• Shailene Woodley

    Shailene Woodley

    Best known for roles in “Divergent” and “Big Little Lies,” Woodley has been a tireless environmental and climate activist. In 2010, the actress and her mother, Lori, founded the nonprofit organization All It Takes, aimed at encouraging young people to act sustainably. Woodley, a vocal supporter of Senator Bernie Sanders, has also protested against the Dakota Access Pipeline. While protesting, she was arrested for criminal trespassing in October 2016 and was sentenced to a year of probation. Woodley took activist Calina Lawrence, whom she met at Standing Rock protesting the Dakota Access Pipeline, to the 2018 Golden Globe Awards as her date.

  • Kate Middleton

    Kate Middleton

    Along with her husband, Prince William, and his brother, Prince Harry, the Duchess of Cambridge set up a gift fund with the Foundation of Prince William and Prince Harry to encourage those who wanted to give them wedding gifts to donate to a charity that they support instead. In 2018, she became a patron of the Royal College of Obstetricians and Gynaecologists and launched Nursing Now, a three-year campaign to empower nurses worldwide. As the daughter and granddaughter of volunteer nurses, Middleton has said that the campaign has a special place in her heart. This year, Middleton also launched Mentally Healthy Schools, a website aimed at improving the discussion around mental health in schools.

  • Angelina Jolie

    Angelina Jolie

    Jolie’s passion for philanthropy began in 2001 when she visited war-torn Cambodia to film “Lara Croft: Tomb Raider.” Since then, the Oscar winner has been named a United Nations High Commissioner for Refugees ambassador for the dozens of field missions she went on to meet refugees in more than 30 countries, including Pakistan and Tanzania. Jolie is also a huge advocate for human rights and women’s rights, joining the Council on Foreign Relations in 2007. In addition to launching the Preventing Sexual Violence Initiative in 2012, with Foreign Secretary William Hague, Jolie also co-chaired a global summit to end sexual violence in conflict zones. In 2013, she won a Jean Hersholt Humanitarian Award for her work.

  • Viola Davis

    Viola Davis

    Having grown up in poverty, Davis is passionate about ending hunger worldwide. In 2014, she collaborated with Hunger Is, a campaign dedicated to eradicating hunger among children in the United States.  “Seventeen million kids in this country, so one in five kids in this country, go to bed hungry. I was one of those kids because I grew up in abject poverty; I did everything that you could possibly imagine to get food: I rummaged in the garbage cans, I stole from the local store constantly,” Davis said in a video for Hunger Is.

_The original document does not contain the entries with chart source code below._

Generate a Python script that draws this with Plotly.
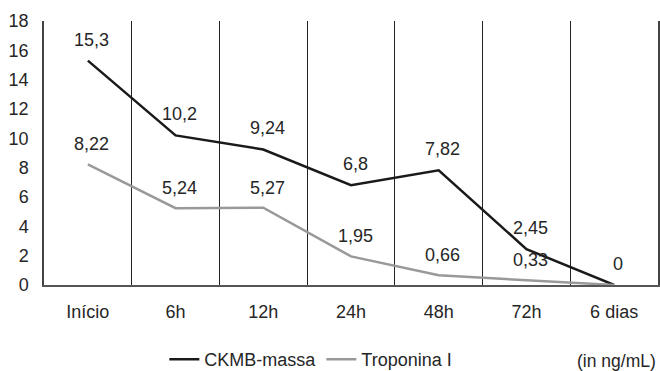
import plotly.graph_objects as go

categories = ["Início", "6h", "12h", "24h", "48h", "72h", "6 dias"]
ckmb = [15.3, 10.2, 9.24, 6.8, 7.82, 2.45, 0]
tropo = [8.22, 5.24, 5.27, 1.95, 0.66, 0.33, 0]
ckmb_labels = ["15,3", "10,2", "9,24", "6,8", "7,82", "2,45", "0"]
tropo_labels = ["8,22", "5,24", "5,27", "1,95", "0,66", "0,33", ""]

FONT = "Liberation Sans, Arial, sans-serif"
TXT = "#262626"
FS = 18

fig = go.Figure()
fig.add_trace(go.Scatter(x=categories, y=ckmb, mode="lines", name="CKMB-massa",
                         line=dict(color="#1a1a1a", width=2.5)))
fig.add_trace(go.Scatter(x=categories, y=tropo, mode="lines", name="Troponina I",
                         line=dict(color="#999999", width=2.5)))

annotations = []
for c, v, t in zip(categories, ckmb, ckmb_labels):
    if t:
        annotations.append(dict(x=c, y=v, text=t, showarrow=False, yshift=21, xshift=4,
                                font=dict(size=FS, color=TXT, family=FONT)))
for c, v, t in zip(categories, tropo, tropo_labels):
    if t:
        annotations.append(dict(x=c, y=v, text=t, showarrow=False, yshift=20, xshift=4,
                                font=dict(size=FS, color=TXT, family=FONT)))
annotations.append(dict(xref="paper", yref="paper", x=1.0, y=-0.287, xanchor="right",
                        yanchor="middle", text="(in ng/mL)", showarrow=False,
                        font=dict(size=17.5, color=TXT, family=FONT)))

fig.update_layout(
    width=660, height=371,
    margin=dict(l=44, r=2, t=21, b=86, autoexpand=False),
    paper_bgcolor="white", plot_bgcolor="white",
    font=dict(family=FONT, size=FS, color=TXT),
    showlegend=True,
    legend=dict(orientation="h", x=0.196, xanchor="left", y=-0.282, yanchor="middle",
                font=dict(size=FS, color=TXT, family=FONT), itemwidth=30),
    annotations=annotations,
    xaxis=dict(type="category", range=[-0.5, 6.5], tickson="boundaries",
               showgrid=True, gridcolor="#222222", gridwidth=1,
               showline=True, linecolor="#555555", linewidth=1.5,
               ticks="", ticklabelstandoff=10, zeroline=False,
               tickfont=dict(size=FS, color=TXT, family=FONT)),
    yaxis=dict(range=[0, 18], dtick=2, tick0=0, showgrid=False, zeroline=False,
               showline=True, mirror=True, linecolor="#444444", linewidth=1.5,
               ticks="", ticklabelstandoff=10,
               tickfont=dict(size=FS, color=TXT, family=FONT)),
)

fig.write_html("out.html", config={"displayModeBar": False},
               post_script="document.body.style.margin='0';")
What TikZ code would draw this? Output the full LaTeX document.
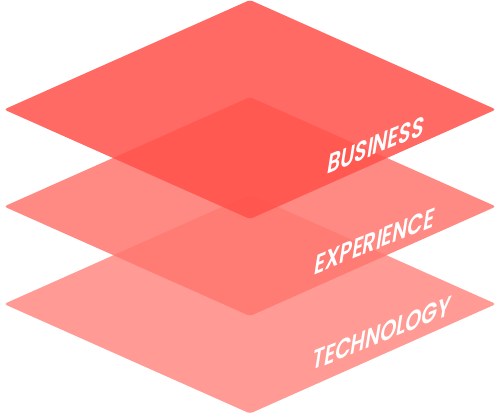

    In 2016, The “How to Get Away with Murder” actress also partnered with Vaseline’s Healing Project campaign to provide dermatological care to people affected by poverty and emergencies around the world. 

  • Natalie Portman

    Natalie Portman

    After becoming a vegetarian at 8 years old and a vegan in 2009, Portman has been a huge advocate for animal rights, launching her own vegan footwear line, Te Casan, in 2017. In 2011, the Oscar winner became an ambassador for Free the Children (now known as We Charity), where she helped fund raise and met children from all-girls schools in Kenya. Portman is also a vocal antipoverty and environmental activist, traveling to countries including Uganda and Ecuador to help finance woman-owned businesses and call for environmental change.

  • Lady Gaga

    Lady Gaga

    In 2016, Lady Gaga joined Joe Biden on the former vice president’s It’s On Us campaign, a tour of more than 530 colleges encouraging students to sign a pledge of solidarity and activism against sexual assault on campuses. The campaign received more than 250,000 signatures. Gaga has also been a vocal LGBTQ advocate, speaking at the 2009 National Equality March and urging the United States Armed Forces to pull its “Don’t Ask, Don’t Tell” policy.

  • Leonardo DiCaprio

    Leonardo DiCaprio

    In 1998, when he was 24 years old, the Oscar winner established the Leonardo DiCaprio Foundation, a nonprofit organization aimed at raising environmental awareness, with a focus on global warming, preserving the earth’s biodiversity, and supporting renewable energy. DiCaprio has also been a vocal opponent of the Dakota Access Pipeline, as well as of President Donald Trump’s inaction on climate change. In 2017, the actor attended People’s Climate March to voice his opinion against the president.

    “Climate change is real, it is happening right now. It is the most urgent threat facing our entire species, and we need to work collectively together and stop procrastinating,” DiCaprio said during his 2016 Oscars speech. “We need to support leaders around the world who do not speak for the big polluters, but who speak for all of humanity, for the indigenous people of the world, for the billions and billions of underprivileged people out there who would be most affected by this. For our children’s children, and for those people out there whose voices have been drowned out by the politics of greed.”